Stated problem
Your output is the lines from the first one to the one containing "167, 191, 205];", repeated exactly, with images left out.

The input

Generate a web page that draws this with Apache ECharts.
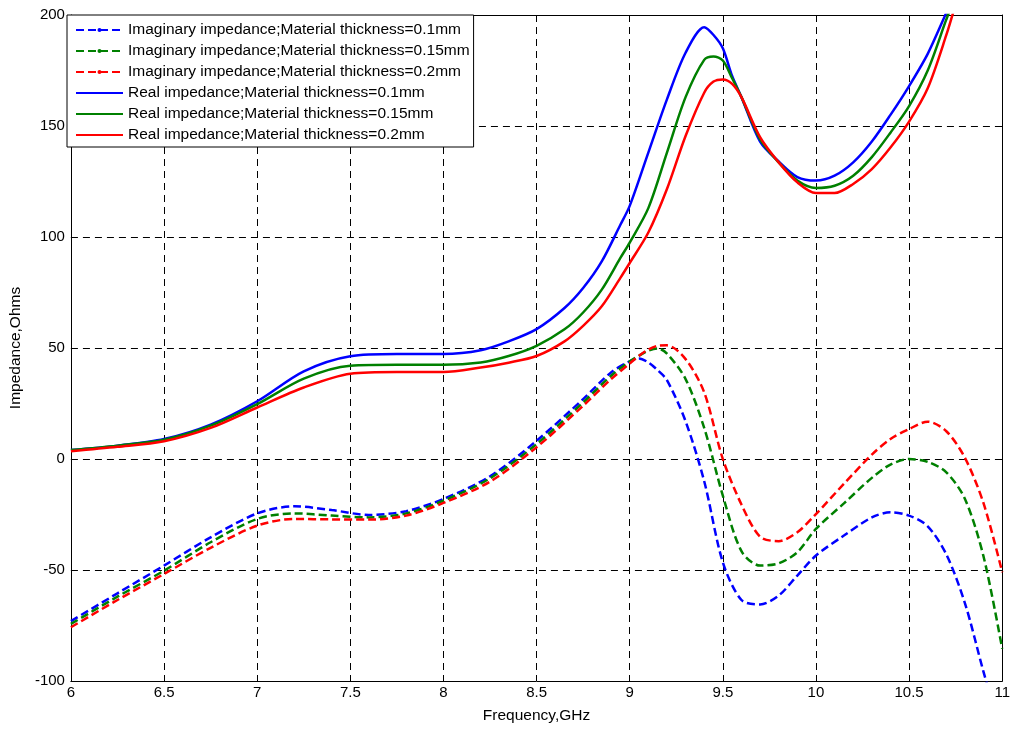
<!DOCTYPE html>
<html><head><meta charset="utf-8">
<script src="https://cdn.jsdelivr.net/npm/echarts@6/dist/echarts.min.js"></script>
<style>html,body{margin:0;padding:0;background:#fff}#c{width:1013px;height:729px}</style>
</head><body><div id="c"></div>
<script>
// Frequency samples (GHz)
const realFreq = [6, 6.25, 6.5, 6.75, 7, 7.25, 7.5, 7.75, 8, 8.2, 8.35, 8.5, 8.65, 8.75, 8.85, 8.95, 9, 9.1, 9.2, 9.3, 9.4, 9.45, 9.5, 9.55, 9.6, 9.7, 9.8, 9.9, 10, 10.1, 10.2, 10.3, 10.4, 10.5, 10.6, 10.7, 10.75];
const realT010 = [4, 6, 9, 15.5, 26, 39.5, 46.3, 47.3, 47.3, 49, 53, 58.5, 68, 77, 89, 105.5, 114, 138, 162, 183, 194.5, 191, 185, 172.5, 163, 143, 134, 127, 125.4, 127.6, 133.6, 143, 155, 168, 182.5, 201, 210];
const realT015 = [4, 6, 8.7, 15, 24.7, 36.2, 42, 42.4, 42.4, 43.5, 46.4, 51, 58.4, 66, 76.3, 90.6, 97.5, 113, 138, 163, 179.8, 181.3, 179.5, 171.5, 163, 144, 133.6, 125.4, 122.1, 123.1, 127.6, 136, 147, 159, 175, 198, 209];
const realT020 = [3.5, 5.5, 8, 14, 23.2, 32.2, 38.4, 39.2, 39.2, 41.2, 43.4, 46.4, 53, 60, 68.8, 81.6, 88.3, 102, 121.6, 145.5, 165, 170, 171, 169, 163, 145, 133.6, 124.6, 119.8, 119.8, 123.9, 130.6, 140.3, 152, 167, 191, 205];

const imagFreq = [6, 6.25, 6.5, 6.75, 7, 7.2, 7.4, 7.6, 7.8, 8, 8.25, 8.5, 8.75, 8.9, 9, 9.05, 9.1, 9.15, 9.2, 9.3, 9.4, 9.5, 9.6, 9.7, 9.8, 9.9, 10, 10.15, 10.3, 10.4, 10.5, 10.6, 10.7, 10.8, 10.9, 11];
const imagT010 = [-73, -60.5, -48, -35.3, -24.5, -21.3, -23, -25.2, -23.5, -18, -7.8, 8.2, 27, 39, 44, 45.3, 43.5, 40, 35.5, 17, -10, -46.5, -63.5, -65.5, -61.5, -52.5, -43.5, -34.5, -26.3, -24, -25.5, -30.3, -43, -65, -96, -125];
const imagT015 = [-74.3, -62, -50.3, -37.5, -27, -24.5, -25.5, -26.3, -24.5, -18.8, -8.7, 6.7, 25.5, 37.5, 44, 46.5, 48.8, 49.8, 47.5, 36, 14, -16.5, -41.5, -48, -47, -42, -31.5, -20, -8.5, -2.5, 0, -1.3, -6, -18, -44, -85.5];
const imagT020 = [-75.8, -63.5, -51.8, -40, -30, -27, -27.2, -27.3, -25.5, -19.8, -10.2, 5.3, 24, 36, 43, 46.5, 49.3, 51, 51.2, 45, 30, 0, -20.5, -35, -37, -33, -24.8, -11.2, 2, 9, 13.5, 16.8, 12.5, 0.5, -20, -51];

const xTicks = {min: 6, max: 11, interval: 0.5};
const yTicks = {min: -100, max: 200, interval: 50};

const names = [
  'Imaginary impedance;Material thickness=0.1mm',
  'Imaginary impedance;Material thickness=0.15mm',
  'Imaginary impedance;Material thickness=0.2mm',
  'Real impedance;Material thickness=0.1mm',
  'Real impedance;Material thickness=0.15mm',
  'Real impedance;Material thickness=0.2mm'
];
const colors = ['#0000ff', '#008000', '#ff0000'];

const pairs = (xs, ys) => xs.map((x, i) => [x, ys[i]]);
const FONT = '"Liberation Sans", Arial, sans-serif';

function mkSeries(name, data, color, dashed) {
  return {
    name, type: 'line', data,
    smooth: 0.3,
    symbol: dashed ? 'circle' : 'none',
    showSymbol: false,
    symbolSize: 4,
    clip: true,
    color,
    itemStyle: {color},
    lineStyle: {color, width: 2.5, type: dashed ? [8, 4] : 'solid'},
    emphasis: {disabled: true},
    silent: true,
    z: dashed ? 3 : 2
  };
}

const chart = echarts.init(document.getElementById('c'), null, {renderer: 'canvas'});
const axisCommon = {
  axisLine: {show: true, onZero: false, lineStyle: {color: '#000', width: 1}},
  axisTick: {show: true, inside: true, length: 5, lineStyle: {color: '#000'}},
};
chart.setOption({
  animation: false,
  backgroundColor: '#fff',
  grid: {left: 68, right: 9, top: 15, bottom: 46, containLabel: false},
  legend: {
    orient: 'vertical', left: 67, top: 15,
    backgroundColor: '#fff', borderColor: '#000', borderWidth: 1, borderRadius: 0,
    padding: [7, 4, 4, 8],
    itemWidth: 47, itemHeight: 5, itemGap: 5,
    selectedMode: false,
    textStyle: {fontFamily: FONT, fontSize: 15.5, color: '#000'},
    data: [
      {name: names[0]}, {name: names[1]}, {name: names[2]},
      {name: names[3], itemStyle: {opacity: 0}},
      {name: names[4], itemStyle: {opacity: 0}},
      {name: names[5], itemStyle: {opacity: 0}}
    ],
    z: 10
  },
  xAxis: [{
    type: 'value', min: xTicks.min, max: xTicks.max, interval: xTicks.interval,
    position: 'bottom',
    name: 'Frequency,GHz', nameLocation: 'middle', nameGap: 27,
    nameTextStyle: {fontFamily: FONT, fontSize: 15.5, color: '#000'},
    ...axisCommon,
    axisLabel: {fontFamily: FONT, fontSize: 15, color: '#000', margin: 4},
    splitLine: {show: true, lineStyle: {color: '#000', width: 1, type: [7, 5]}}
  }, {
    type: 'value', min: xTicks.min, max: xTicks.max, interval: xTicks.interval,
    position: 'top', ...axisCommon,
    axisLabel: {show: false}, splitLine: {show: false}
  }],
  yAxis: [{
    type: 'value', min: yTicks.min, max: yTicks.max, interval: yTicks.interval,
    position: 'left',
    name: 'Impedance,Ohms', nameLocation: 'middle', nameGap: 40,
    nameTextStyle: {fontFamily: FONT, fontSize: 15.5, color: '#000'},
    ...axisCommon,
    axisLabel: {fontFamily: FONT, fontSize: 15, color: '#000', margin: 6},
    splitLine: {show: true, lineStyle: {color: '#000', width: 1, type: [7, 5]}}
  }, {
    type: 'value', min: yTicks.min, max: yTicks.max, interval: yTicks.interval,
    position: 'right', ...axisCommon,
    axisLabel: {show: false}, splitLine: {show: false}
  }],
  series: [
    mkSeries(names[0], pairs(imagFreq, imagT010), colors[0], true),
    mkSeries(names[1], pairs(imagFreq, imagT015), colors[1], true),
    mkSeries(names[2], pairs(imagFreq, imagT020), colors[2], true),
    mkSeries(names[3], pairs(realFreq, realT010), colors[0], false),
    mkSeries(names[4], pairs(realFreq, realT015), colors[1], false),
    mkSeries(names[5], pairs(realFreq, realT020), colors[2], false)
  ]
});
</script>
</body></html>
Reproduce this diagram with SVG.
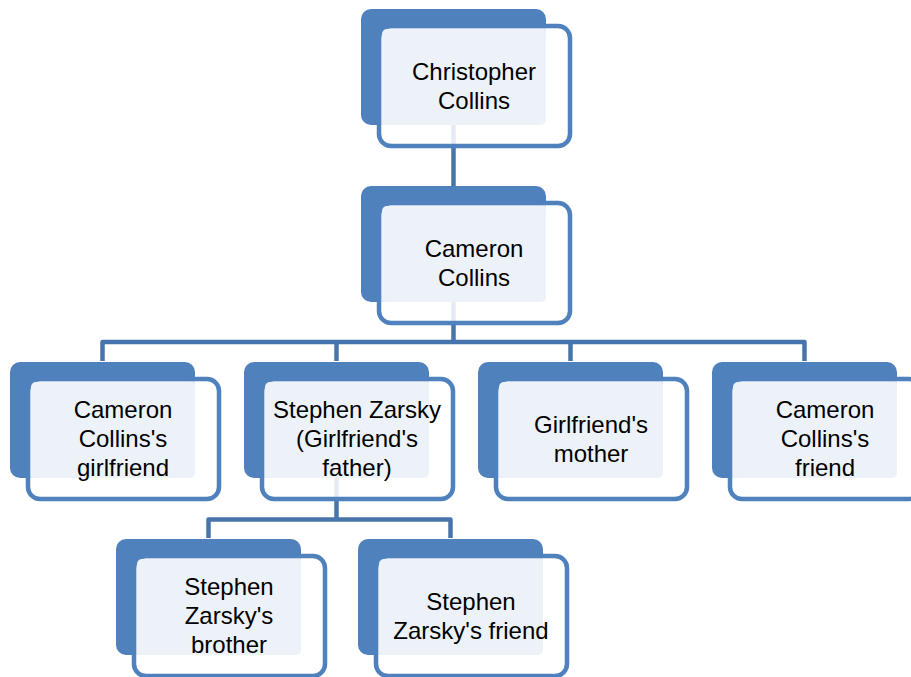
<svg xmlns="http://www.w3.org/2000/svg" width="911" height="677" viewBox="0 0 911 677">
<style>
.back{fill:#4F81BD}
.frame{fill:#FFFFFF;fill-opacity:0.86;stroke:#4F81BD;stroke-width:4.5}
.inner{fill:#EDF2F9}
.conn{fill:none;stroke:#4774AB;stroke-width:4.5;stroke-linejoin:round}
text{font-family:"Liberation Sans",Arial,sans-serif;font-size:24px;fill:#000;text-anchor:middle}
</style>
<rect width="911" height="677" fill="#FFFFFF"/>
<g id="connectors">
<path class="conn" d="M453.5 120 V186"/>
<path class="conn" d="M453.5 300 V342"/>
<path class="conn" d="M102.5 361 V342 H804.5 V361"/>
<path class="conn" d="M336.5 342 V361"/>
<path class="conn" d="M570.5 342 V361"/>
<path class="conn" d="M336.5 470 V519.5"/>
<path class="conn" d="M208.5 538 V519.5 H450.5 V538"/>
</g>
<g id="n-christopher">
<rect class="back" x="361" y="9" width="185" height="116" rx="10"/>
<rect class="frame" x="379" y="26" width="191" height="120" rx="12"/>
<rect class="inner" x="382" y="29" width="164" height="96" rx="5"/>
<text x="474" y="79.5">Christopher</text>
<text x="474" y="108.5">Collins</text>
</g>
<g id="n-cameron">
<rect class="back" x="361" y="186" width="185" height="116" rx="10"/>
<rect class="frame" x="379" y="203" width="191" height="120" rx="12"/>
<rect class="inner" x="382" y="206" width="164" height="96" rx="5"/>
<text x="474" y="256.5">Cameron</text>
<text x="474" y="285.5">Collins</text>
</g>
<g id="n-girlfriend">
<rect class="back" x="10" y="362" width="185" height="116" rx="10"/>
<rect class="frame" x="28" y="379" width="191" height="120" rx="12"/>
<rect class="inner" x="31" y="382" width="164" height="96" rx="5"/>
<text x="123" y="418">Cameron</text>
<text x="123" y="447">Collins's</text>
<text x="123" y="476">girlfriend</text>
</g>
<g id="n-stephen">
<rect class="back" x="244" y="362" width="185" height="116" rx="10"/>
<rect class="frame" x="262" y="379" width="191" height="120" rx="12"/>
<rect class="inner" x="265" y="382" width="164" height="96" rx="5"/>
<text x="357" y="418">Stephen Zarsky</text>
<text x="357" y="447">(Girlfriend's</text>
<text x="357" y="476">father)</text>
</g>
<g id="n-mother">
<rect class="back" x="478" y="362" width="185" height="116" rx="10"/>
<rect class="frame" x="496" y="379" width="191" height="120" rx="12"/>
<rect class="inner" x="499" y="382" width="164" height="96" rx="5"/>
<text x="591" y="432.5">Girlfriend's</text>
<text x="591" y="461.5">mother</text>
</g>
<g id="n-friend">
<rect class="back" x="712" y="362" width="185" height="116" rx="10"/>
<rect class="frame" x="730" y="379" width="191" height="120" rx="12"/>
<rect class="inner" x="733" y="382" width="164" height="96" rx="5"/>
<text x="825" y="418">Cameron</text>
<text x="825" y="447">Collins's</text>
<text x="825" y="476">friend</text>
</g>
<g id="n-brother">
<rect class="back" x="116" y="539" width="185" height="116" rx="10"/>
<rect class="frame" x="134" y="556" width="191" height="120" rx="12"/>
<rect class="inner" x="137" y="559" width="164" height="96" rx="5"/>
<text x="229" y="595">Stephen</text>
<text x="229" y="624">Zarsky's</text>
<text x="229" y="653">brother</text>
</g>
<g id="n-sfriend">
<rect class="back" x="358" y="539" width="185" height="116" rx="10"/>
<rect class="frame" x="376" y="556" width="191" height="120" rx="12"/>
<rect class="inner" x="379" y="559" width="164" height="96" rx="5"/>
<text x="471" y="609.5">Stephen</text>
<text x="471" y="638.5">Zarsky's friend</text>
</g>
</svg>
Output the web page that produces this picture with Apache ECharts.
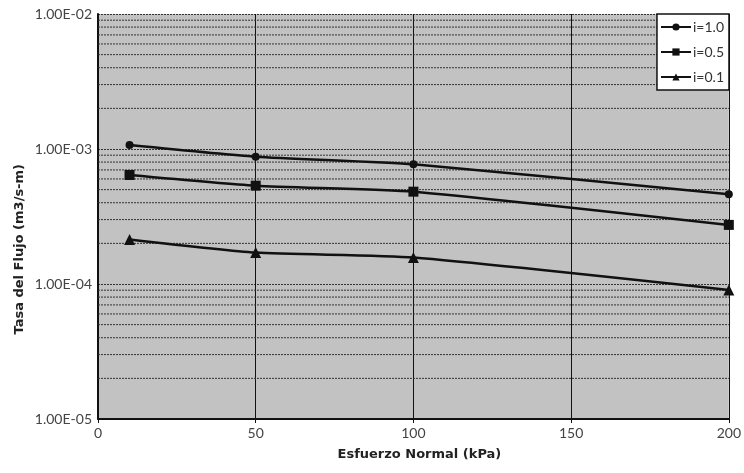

Result of this task
Generate a web page that draws this with Apache ECharts.
<!DOCTYPE html>
<html><head><meta charset="utf-8">
<script src="https://cdn.jsdelivr.net/npm/echarts@6/dist/echarts.min.js"></script>
<style>html,body{margin:0;padding:0;background:#fff}#c{width:1013px;height:729px}</style>
</head><body><div id="c"></div>
<script>
// Frequency samples (GHz)
const realFreq = [6, 6.25, 6.5, 6.75, 7, 7.25, 7.5, 7.75, 8, 8.2, 8.35, 8.5, 8.65, 8.75, 8.85, 8.95, 9, 9.1, 9.2, 9.3, 9.4, 9.45, 9.5, 9.55, 9.6, 9.7, 9.8, 9.9, 10, 10.1, 10.2, 10.3, 10.4, 10.5, 10.6, 10.7, 10.75];
const realT010 = [4, 6, 9, 15.5, 26, 39.5, 46.3, 47.3, 47.3, 49, 53, 58.5, 68, 77, 89, 105.5, 114, 138, 162, 183, 194.5, 191, 185, 172.5, 163, 143, 134, 127, 125.4, 127.6, 133.6, 143, 155, 168, 182.5, 201, 210];
const realT015 = [4, 6, 8.7, 15, 24.7, 36.2, 42, 42.4, 42.4, 43.5, 46.4, 51, 58.4, 66, 76.3, 90.6, 97.5, 113, 138, 163, 179.8, 181.3, 179.5, 171.5, 163, 144, 133.6, 125.4, 122.1, 123.1, 127.6, 136, 147, 159, 175, 198, 209];
const realT020 = [3.5, 5.5, 8, 14, 23.2, 32.2, 38.4, 39.2, 39.2, 41.2, 43.4, 46.4, 53, 60, 68.8, 81.6, 88.3, 102, 121.6, 145.5, 165, 170, 171, 169, 163, 145, 133.6, 124.6, 119.8, 119.8, 123.9, 130.6, 140.3, 152, 167, 191, 205];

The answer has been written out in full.